Do Washington's net neutrality rules run roughshod over the First Amendment?
Internet providers and the Federal Communications Commission are entangled in a major district court battle over net neutrality, the government policy that earlier this year forbade Internet providers from selectively speeding up or slowing down Web sites. Agency critics are focusing their attack on an FCC decision to switch how it regulates companies like Comcast and AT&T. They argue the FCC went way beyond the powers laid out for it by Congress in what is essentially the agency's playbook, the Communications Act.
One obscure thread of this argument, though, claims that the FCC didn't just misuse its powers, but that the consequences of its decisions actually stifle Internet providers' rights to free speech. This is a big deal. If the Citizens United case was about whether corporations could "speak" with money, this latest fight questions whether broadband providers can be said to "speak" with Internet data.

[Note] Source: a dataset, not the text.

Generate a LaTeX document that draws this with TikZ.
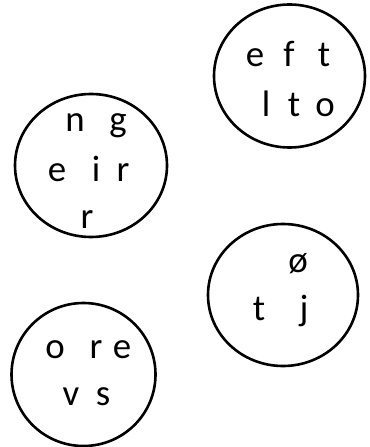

"Broadband providers are First Amendment speakers because they 'engage in and transmit speech,'" according to a court filing by network engineer Daniel Berninger and Alamo Broadband, a small, Texas-based Internet provider.
Berninger and Alamo say that a carrier engages in commercial speech when it offers exclusive content and services to consumers over its networks. Meanwhile, they argue, carriers engage in political speech when they make decisions about what kinds of content to serve to their customers. Decisions by the government mandating what companies have to transmit are therefore unconstitutional, the critics say.

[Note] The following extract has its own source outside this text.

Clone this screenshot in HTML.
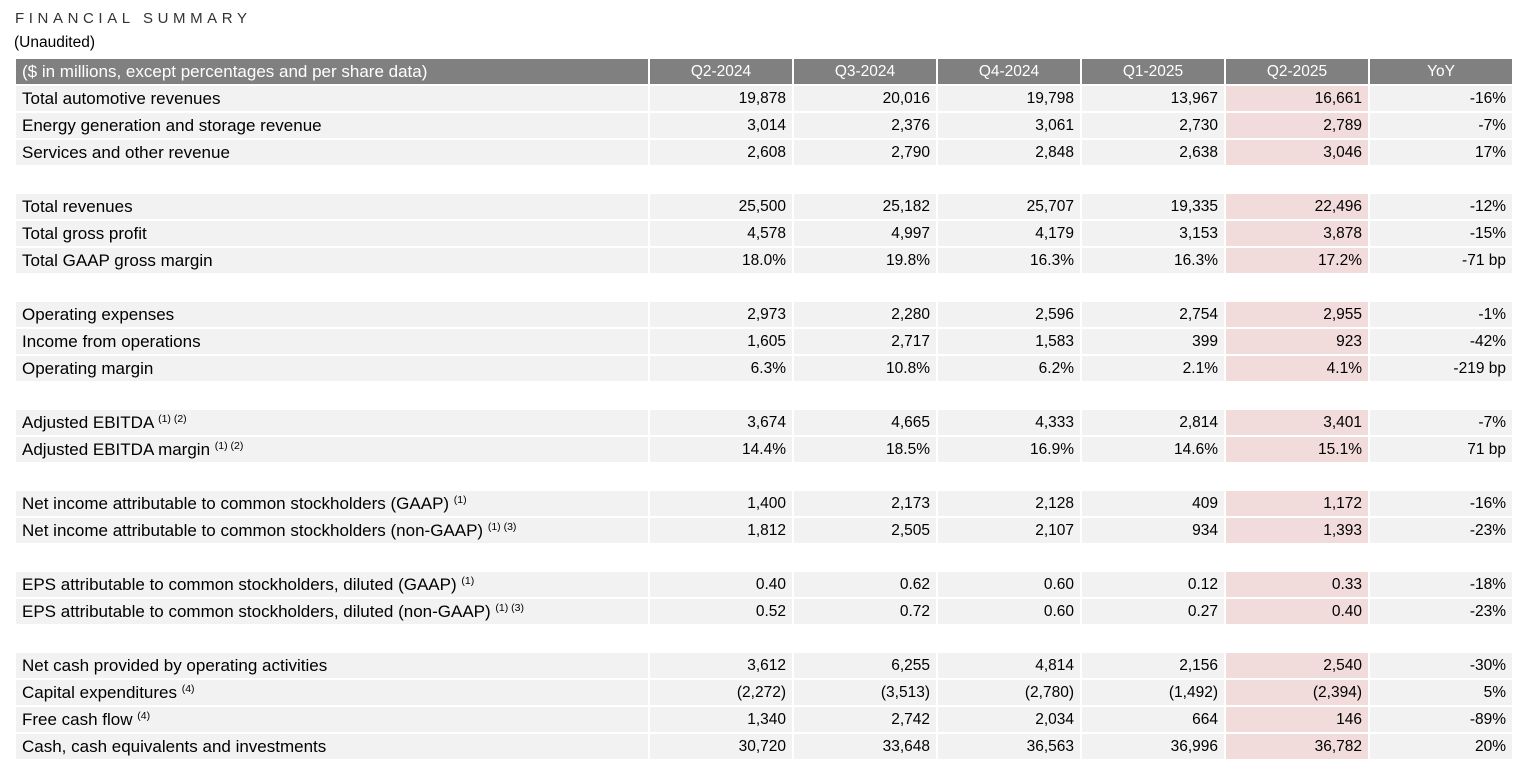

The FCC's rules "deprive broadband providers of their editorial discretion by compelling them to transmit all lawful content, including Nazi hate speech, Islamic State videos, pornography, and political speech with which they disagree," according to the brief, which also compares Internet providers to old-school newspapers and TV stations.

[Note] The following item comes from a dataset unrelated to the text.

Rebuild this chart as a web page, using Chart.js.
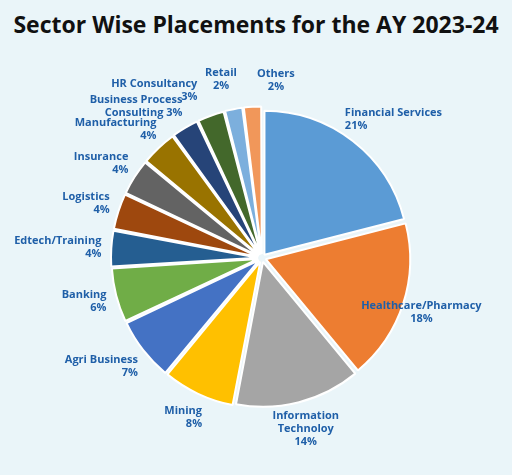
<!DOCTYPE html>
<html><head><script src="https://cdn.jsdelivr.net/npm/chart.js"></script>
<style>body{margin:0;background:#eaf5f9;}#t{position:absolute;top:8px;left:0;width:512px;text-align:center;font:bold 23px "Open Sans",sans-serif;color:#111;}#w{position:absolute;top:0;left:0;width:512px;height:475px}</style></head>
<body><div id="t">Sector Wise Placements for the AY 2023-24</div><div id="w"><canvas id="c"></canvas></div>
<script>
const categories=["Financial Services","Healthcare/Pharmacy","Information Technoloy","Mining","Agri Business","Banking","Edtech/Training","Logistics","Insurance","Manufacturing","Business Process Consulting","HR Consultancy","Retail","Others"];
const values=[21,18,14,8,7,6,4,4,4,4,3,3,2,2];
const labelLines=[["Financial Services","21%"],["Healthcare/Pharmacy","18%"],["Information","Technoloy","14%"],["Mining","8%"],["Agri Business","7%"],["Banking","6%"],["Edtech/Training","4%"],["Logistics","4%"],["Insurance","4%"],["Manufacturing","4%"],["Business Process","Consulting 3%"],["HR Consultancy","3%"],["Retail","2%"],["Others","2%"]];
const colors=["#5b9bd5","#ed7d31","#a5a5a5","#ffc000","#4472c4","#70ad47","#255e91","#9e480e","#636363","#997300","#264478","#43682b","#7cafdd","#f1975a"];
// label nudges (style only)
const nudge=[[0,0],[-8,0],[0,0],[0,0],[0,0],[0,0],[0,0],[0,0],[0,0],[0,0],[-5,0],[-20,-2],[-8,-6],[25,-2]];
const labelPlugin={id:'lbl',afterDatasetsDraw(ch){
 const ctx=ch.ctx;const meta=ch.getDatasetMeta(0);
 ctx.save();ctx.font='bold 11px "Open Sans",sans-serif';ctx.fillStyle='#1f5fa8';ctx.textBaseline='middle';
 meta.data.forEach((a,i)=>{const m=(a.startAngle+a.endAngle)/2;const r=a.outerRadius+32;
  let x=a.x+Math.cos(m)*r+nudge[i][0],y=a.y+Math.sin(m)*r+nudge[i][1];const c=Math.cos(m);
  ctx.textAlign=i==1?'center':(c>0.3?'left':(c<-0.3?'right':'center'));
  if(i!=1&&c>0.3)x-=25; if(c<-0.3)x+=15;
  const L=labelLines[i];L.forEach((s,k)=>ctx.fillText(s,x,y+(k-(L.length-1)/2)*13));});
 ctx.restore();}};
new Chart(document.getElementById('c'),{type:'pie',data:{labels:categories,datasets:[{data:values,backgroundColor:colors,borderColor:'#ffffff',borderWidth:2,offset:16}]},
options:{responsive:true,maintainAspectRatio:false,animation:false,layout:{padding:{top:105,bottom:64,left:109,right:97}},plugins:{legend:{display:false},tooltip:{enabled:false}}},plugins:[labelPlugin]});
</script></body></html>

But legal scholars who defend the FCC say that is the whole point of net neutrality. Internet providers shouldn't be the ones to distinguish between acceptable and unacceptable content; their role is simply to transfer information without bias, wrote Zephyr Teachout, the New York-based law professor who ran for state governor in 2014. Joining her was Sascha Meinrath, founder of the Washington-based Open Technology Institute.
If the court allows broadband companies to shut off access to Web sites and ideas they don't like and funnel consumers instead to the sites and ideas that are favorable to corporate interests, "we risk loss of the free flow and exchange of ideas central to our democracy," the two wrote in a legal filing.
Others are challenging the idea that Internet providers are even capable of speech. As pipes that carry consumers' Web traffic to and fro, Internet providers are just a "conduit" for people's speech, according to a group of academics including Harvard's Lawrence Lessig and Yochai Benkler, and Stanford's Barbara van Schewick.
"It follows that when the Open Internet Rules require providers to carry others’ speech, they do not require the providers themselves to speak," they argue in their own brief.
What they're saying is that Internet providers don't really "speak" when they send your data whizzing across the Web — so there's no way the net neutrality rules really force them to say things they don't want to say. For the purposes of their core business, in other words, Internet providers are mute.
This back-and-forth over corporate speech has ballooned into a surprisingly substantial debate. If you'd asked me a few months ago whether this might happen, I would've been skeptical. At the time, the First Amendment allegation seemed like a secondary argument to the accusations that the industry was preoccupied with at the time, which were about narrow matters of agency process and FCC authority. But — perhaps in an attempt to cover all the bases — the FCC's allies have addressed the First Amendment issue head-on, and it's raising big questions about the role businesses play in our democracy.